Identify the lines that contain the string "with" and report only how many there are.

■ DATA SECTION:
============

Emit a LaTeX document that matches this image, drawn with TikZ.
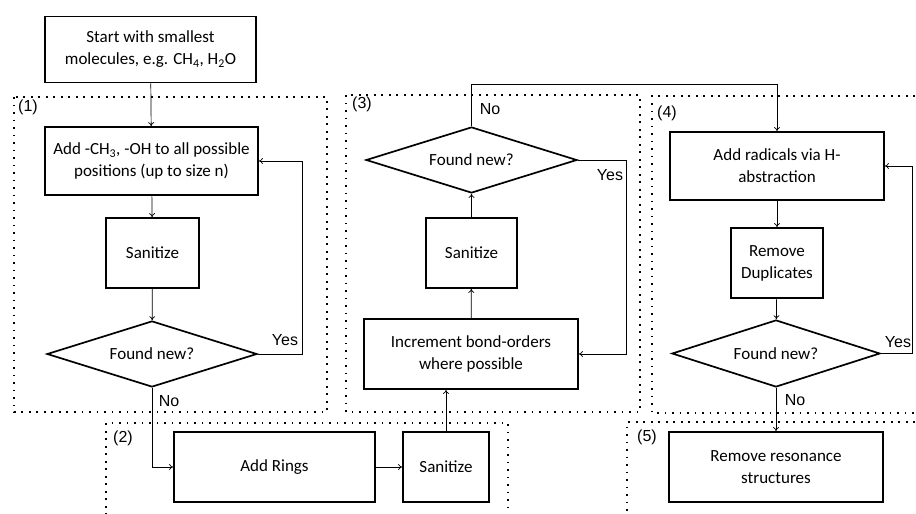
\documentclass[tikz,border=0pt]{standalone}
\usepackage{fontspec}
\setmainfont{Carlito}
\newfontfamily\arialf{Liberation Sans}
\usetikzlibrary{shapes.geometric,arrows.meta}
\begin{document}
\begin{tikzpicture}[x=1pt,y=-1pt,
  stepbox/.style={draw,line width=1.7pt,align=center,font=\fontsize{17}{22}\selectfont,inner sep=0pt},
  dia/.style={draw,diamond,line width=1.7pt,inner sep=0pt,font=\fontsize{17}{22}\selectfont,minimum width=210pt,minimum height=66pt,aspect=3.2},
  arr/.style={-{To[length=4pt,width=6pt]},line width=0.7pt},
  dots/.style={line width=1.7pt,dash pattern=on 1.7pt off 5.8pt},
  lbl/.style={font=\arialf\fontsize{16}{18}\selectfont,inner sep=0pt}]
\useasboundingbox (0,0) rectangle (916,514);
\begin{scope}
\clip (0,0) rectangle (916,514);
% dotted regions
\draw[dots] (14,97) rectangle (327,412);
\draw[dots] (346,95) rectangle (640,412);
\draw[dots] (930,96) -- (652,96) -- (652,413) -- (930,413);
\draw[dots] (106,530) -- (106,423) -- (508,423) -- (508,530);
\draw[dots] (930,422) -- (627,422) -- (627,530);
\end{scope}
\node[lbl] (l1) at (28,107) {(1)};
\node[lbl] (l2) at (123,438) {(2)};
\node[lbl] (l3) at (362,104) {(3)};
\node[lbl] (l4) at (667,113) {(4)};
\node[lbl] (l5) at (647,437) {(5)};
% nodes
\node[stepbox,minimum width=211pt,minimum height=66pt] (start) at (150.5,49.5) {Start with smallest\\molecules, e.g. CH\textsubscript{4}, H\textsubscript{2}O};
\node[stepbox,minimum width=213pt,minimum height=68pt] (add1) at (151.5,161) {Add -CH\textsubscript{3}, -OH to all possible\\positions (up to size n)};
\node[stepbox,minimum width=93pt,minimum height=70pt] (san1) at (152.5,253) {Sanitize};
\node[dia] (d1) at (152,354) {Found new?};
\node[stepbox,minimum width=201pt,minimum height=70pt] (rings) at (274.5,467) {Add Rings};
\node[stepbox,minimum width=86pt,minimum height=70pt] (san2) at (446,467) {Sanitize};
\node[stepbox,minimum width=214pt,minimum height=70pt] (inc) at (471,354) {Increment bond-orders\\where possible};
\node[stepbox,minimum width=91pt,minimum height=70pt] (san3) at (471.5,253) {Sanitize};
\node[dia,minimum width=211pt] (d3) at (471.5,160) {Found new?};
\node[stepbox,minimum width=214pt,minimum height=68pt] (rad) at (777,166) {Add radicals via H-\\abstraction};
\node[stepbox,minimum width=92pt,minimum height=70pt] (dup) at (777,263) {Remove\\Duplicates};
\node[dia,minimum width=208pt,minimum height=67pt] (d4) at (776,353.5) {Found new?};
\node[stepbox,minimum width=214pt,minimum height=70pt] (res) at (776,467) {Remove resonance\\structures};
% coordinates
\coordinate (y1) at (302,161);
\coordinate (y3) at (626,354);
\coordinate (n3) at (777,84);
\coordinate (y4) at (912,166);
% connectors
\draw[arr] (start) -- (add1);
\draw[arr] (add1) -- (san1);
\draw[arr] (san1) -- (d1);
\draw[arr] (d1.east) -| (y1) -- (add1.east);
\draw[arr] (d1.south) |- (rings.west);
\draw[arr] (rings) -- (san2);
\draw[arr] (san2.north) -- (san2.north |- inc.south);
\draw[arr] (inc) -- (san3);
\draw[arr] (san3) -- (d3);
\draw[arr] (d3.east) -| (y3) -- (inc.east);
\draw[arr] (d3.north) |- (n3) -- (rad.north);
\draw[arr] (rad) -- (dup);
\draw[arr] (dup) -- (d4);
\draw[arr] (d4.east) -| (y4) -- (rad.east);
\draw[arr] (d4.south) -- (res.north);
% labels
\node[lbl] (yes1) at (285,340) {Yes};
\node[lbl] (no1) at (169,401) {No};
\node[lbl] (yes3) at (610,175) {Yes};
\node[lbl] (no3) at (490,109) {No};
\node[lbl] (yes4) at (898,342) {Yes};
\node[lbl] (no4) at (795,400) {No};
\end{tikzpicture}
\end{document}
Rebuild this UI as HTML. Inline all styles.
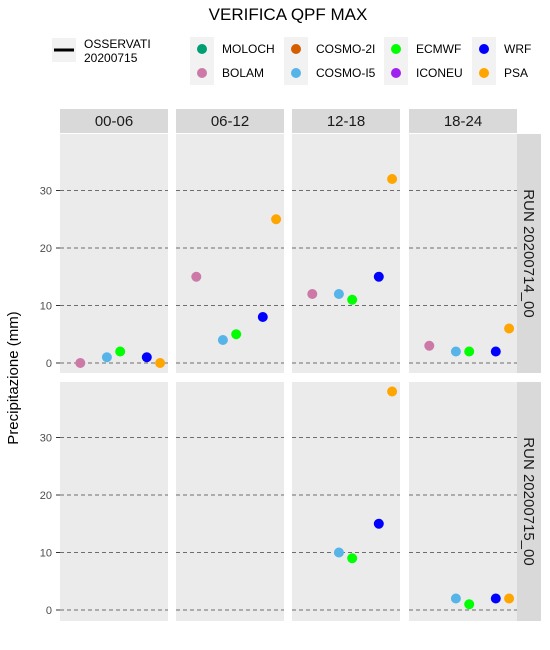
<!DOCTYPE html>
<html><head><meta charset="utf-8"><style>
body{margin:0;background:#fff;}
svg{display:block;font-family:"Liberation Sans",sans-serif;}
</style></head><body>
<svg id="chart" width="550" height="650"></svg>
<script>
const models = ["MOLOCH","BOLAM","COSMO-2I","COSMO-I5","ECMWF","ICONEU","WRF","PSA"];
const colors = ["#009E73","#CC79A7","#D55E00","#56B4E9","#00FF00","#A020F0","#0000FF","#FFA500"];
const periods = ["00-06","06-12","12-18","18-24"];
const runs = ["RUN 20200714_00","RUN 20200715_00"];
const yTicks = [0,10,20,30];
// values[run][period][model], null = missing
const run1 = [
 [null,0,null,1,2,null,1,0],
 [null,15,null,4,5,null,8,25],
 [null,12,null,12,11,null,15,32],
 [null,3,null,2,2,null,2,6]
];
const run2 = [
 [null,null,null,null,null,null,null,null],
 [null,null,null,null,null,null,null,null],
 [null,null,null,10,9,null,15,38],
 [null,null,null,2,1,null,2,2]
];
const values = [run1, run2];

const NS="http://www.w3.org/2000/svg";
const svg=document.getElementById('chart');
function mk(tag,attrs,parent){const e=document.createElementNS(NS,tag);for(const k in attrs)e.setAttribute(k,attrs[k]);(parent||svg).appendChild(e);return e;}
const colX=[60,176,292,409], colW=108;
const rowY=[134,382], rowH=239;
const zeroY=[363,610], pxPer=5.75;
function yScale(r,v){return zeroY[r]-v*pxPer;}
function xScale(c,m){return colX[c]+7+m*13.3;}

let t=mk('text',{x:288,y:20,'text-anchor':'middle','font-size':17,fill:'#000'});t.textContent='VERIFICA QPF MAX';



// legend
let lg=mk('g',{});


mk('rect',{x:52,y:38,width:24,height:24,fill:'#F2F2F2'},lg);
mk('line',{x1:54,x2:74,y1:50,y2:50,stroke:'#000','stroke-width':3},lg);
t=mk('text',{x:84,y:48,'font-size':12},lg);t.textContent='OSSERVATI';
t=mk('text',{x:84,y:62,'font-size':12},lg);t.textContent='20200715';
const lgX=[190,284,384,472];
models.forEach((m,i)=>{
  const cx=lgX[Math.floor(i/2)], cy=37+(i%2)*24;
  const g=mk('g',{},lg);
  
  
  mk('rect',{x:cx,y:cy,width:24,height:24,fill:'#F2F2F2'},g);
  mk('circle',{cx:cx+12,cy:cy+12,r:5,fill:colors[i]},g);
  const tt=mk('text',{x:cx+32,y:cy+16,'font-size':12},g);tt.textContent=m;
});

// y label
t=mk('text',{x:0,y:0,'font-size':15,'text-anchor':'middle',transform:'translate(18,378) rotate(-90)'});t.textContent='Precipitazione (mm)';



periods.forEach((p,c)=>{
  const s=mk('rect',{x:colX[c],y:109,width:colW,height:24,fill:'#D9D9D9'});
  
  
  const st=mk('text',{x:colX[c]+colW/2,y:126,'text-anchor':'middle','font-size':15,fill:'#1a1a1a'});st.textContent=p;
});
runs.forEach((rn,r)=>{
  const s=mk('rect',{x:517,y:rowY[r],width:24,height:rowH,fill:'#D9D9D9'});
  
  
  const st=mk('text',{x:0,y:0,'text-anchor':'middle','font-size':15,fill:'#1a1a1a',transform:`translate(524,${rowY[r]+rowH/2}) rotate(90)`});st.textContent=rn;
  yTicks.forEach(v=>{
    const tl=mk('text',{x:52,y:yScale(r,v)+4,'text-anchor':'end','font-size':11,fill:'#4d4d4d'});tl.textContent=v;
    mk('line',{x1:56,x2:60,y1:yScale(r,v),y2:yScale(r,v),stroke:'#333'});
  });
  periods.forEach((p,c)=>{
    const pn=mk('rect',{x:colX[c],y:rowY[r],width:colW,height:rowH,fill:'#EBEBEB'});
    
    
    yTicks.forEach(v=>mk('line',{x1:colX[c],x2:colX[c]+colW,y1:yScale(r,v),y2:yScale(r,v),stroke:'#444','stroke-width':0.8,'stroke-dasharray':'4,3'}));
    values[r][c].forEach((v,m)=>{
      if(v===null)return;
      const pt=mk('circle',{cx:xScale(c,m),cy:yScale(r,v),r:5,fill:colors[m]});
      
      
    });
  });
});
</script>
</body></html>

============

■ ANSWER TO THIS TASK: 2